===== Data section =====
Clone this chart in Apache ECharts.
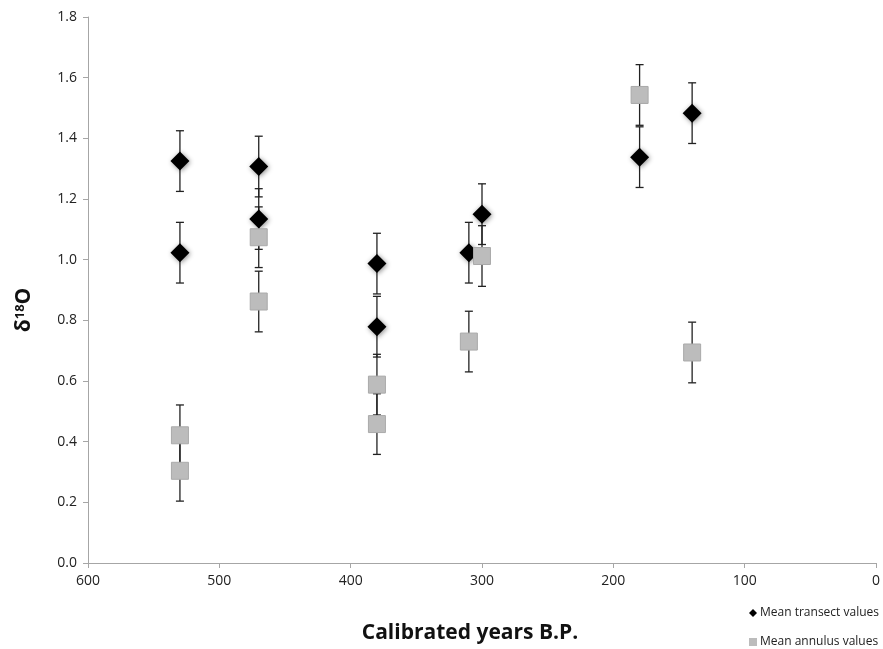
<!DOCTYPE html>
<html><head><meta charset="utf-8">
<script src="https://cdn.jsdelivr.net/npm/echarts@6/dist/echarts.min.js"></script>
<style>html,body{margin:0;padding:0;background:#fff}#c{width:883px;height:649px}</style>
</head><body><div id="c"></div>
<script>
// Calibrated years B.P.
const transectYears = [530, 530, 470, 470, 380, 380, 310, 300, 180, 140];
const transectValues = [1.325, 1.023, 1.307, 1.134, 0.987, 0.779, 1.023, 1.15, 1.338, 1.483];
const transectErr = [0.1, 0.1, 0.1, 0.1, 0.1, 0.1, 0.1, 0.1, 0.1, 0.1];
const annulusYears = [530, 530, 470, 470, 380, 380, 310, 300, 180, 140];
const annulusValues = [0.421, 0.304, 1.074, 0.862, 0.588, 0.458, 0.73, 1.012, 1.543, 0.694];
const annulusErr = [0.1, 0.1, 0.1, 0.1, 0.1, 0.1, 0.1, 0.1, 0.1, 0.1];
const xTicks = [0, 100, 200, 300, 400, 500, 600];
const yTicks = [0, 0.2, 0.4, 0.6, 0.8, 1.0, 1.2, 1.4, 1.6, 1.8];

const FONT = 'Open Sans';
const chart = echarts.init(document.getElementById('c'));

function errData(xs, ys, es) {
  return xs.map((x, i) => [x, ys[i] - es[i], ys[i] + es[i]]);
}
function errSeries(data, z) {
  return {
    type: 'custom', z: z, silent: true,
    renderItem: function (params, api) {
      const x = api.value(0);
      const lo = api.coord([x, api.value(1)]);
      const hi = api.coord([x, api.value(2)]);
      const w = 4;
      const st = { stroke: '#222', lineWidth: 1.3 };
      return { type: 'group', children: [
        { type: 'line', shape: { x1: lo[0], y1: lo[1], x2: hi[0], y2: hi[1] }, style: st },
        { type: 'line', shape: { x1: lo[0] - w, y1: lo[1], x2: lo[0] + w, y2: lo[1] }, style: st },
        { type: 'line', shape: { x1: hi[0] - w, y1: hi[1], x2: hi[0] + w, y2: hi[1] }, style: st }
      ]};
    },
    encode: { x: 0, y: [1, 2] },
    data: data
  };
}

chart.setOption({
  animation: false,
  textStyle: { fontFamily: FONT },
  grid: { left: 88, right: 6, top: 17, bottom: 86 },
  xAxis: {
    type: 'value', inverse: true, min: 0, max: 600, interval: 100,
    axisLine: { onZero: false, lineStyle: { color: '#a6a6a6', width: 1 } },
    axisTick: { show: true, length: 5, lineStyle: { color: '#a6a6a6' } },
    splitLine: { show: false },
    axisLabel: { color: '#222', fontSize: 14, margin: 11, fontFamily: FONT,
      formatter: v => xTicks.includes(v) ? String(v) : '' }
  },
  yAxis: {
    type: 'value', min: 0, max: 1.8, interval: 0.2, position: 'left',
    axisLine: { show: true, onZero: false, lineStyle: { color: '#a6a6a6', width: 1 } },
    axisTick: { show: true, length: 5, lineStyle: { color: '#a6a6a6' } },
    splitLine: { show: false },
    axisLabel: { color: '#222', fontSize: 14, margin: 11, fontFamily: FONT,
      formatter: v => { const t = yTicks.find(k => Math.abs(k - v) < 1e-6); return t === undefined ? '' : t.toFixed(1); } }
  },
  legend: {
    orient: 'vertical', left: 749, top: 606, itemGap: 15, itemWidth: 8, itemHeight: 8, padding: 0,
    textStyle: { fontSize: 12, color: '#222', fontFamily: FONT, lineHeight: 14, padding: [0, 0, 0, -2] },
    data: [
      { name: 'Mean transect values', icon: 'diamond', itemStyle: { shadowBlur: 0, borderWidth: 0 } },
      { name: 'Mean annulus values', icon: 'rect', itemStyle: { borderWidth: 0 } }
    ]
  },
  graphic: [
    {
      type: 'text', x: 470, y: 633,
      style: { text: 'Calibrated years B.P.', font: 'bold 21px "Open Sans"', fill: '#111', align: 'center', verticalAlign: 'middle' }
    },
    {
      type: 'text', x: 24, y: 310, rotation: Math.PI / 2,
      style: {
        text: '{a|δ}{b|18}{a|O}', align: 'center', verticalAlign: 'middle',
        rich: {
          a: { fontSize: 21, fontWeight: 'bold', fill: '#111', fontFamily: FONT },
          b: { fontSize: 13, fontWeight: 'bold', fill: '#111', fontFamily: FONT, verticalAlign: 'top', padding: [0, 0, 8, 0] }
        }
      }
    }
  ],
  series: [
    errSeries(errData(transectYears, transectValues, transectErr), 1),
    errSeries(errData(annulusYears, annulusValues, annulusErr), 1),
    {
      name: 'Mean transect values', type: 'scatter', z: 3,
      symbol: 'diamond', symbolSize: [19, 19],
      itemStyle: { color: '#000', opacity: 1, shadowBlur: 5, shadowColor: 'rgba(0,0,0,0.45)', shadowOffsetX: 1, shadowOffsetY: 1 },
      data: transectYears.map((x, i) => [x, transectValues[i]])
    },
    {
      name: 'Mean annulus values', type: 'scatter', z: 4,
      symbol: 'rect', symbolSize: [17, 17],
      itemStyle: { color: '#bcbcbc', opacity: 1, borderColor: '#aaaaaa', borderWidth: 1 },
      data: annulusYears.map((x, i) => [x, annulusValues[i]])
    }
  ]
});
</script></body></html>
=====
Problem to work on: Leave out the pictures and output the rest of the material exactly as written.

Answer to this exercise:
Clone this chart in Apache ECharts.
<!DOCTYPE html>
<html><head><meta charset="utf-8">
<script src="https://cdn.jsdelivr.net/npm/echarts@6/dist/echarts.min.js"></script>
<style>html,body{margin:0;padding:0;background:#fff}#c{width:883px;height:649px}</style>
</head><body><div id="c"></div>
<script>
// Calibrated years B.P.
const transectYears = [530, 530, 470, 470, 380, 380, 310, 300, 180, 140];
const transectValues = [1.325, 1.023, 1.307, 1.134, 0.987, 0.779, 1.023, 1.15, 1.338, 1.483];
const transectErr = [0.1, 0.1, 0.1, 0.1, 0.1, 0.1, 0.1, 0.1, 0.1, 0.1];
const annulusYears = [530, 530, 470, 470, 380, 380, 310, 300, 180, 140];
const annulusValues = [0.421, 0.304, 1.074, 0.862, 0.588, 0.458, 0.73, 1.012, 1.543, 0.694];
const annulusErr = [0.1, 0.1, 0.1, 0.1, 0.1, 0.1, 0.1, 0.1, 0.1, 0.1];
const xTicks = [0, 100, 200, 300, 400, 500, 600];
const yTicks = [0, 0.2, 0.4, 0.6, 0.8, 1.0, 1.2, 1.4, 1.6, 1.8];

const FONT = 'Open Sans';
const chart = echarts.init(document.getElementById('c'));

function errData(xs, ys, es) {
  return xs.map((x, i) => [x, ys[i] - es[i], ys[i] + es[i]]);
}
function errSeries(data, z) {
  return {
    type: 'custom', z: z, silent: true,
    renderItem: function (params, api) {
      const x = api.value(0);
      const lo = api.coord([x, api.value(1)]);
      const hi = api.coord([x, api.value(2)]);
      const w = 4;
      const st = { stroke: '#222', lineWidth: 1.3 };
      return { type: 'group', children: [
        { type: 'line', shape: { x1: lo[0], y1: lo[1], x2: hi[0], y2: hi[1] }, style: st },
        { type: 'line', shape: { x1: lo[0] - w, y1: lo[1], x2: lo[0] + w, y2: lo[1] }, style: st },
        { type: 'line', shape: { x1: hi[0] - w, y1: hi[1], x2: hi[0] + w, y2: hi[1] }, style: st }
      ]};
    },
    encode: { x: 0, y: [1, 2] },
    data: data
  };
}

chart.setOption({
  animation: false,
  textStyle: { fontFamily: FONT },
  grid: { left: 88, right: 6, top: 17, bottom: 86 },
  xAxis: {
    type: 'value', inverse: true, min: 0, max: 600, interval: 100,
    axisLine: { onZero: false, lineStyle: { color: '#a6a6a6', width: 1 } },
    axisTick: { show: true, length: 5, lineStyle: { color: '#a6a6a6' } },
    splitLine: { show: false },
    axisLabel: { color: '#222', fontSize: 14, margin: 11, fontFamily: FONT,
      formatter: v => xTicks.includes(v) ? String(v) : '' }
  },
  yAxis: {
    type: 'value', min: 0, max: 1.8, interval: 0.2, position: 'left',
    axisLine: { show: true, onZero: false, lineStyle: { color: '#a6a6a6', width: 1 } },
    axisTick: { show: true, length: 5, lineStyle: { color: '#a6a6a6' } },
    splitLine: { show: false },
    axisLabel: { color: '#222', fontSize: 14, margin: 11, fontFamily: FONT,
      formatter: v => { const t = yTicks.find(k => Math.abs(k - v) < 1e-6); return t === undefined ? '' : t.toFixed(1); } }
  },
  legend: {
    orient: 'vertical', left: 749, top: 606, itemGap: 15, itemWidth: 8, itemHeight: 8, padding: 0,
    textStyle: { fontSize: 12, color: '#222', fontFamily: FONT, lineHeight: 14, padding: [0, 0, 0, -2] },
    data: [
      { name: 'Mean transect values', icon: 'diamond', itemStyle: { shadowBlur: 0, borderWidth: 0 } },
      { name: 'Mean annulus values', icon: 'rect', itemStyle: { borderWidth: 0 } }
    ]
  },
  graphic: [
    {
      type: 'text', x: 470, y: 633,
      style: { text: 'Calibrated years B.P.', font: 'bold 21px "Open Sans"', fill: '#111', align: 'center', verticalAlign: 'middle' }
    },
    {
      type: 'text', x: 24, y: 310, rotation: Math.PI / 2,
      style: {
        text: '{a|δ}{b|18}{a|O}', align: 'center', verticalAlign: 'middle',
        rich: {
          a: { fontSize: 21, fontWeight: 'bold', fill: '#111', fontFamily: FONT },
          b: { fontSize: 13, fontWeight: 'bold', fill: '#111', fontFamily: FONT, verticalAlign: 'top', padding: [0, 0, 8, 0] }
        }
      }
    }
  ],
  series: [
    errSeries(errData(transectYears, transectValues, transectErr), 1),
    errSeries(errData(annulusYears, annulusValues, annulusErr), 1),
    {
      name: 'Mean transect values', type: 'scatter', z: 3,
      symbol: 'diamond', symbolSize: [19, 19],
      itemStyle: { color: '#000', opacity: 1, shadowBlur: 5, shadowColor: 'rgba(0,0,0,0.45)', shadowOffsetX: 1, shadowOffsetY: 1 },
      data: transectYears.map((x, i) => [x, transectValues[i]])
    },
    {
      name: 'Mean annulus values', type: 'scatter', z: 4,
      symbol: 'rect', symbolSize: [17, 17],
      itemStyle: { color: '#bcbcbc', opacity: 1, borderColor: '#aaaaaa', borderWidth: 1 },
      data: annulusYears.map((x, i) => [x, annulusValues[i]])
    }
  ]
});
</script></body></html>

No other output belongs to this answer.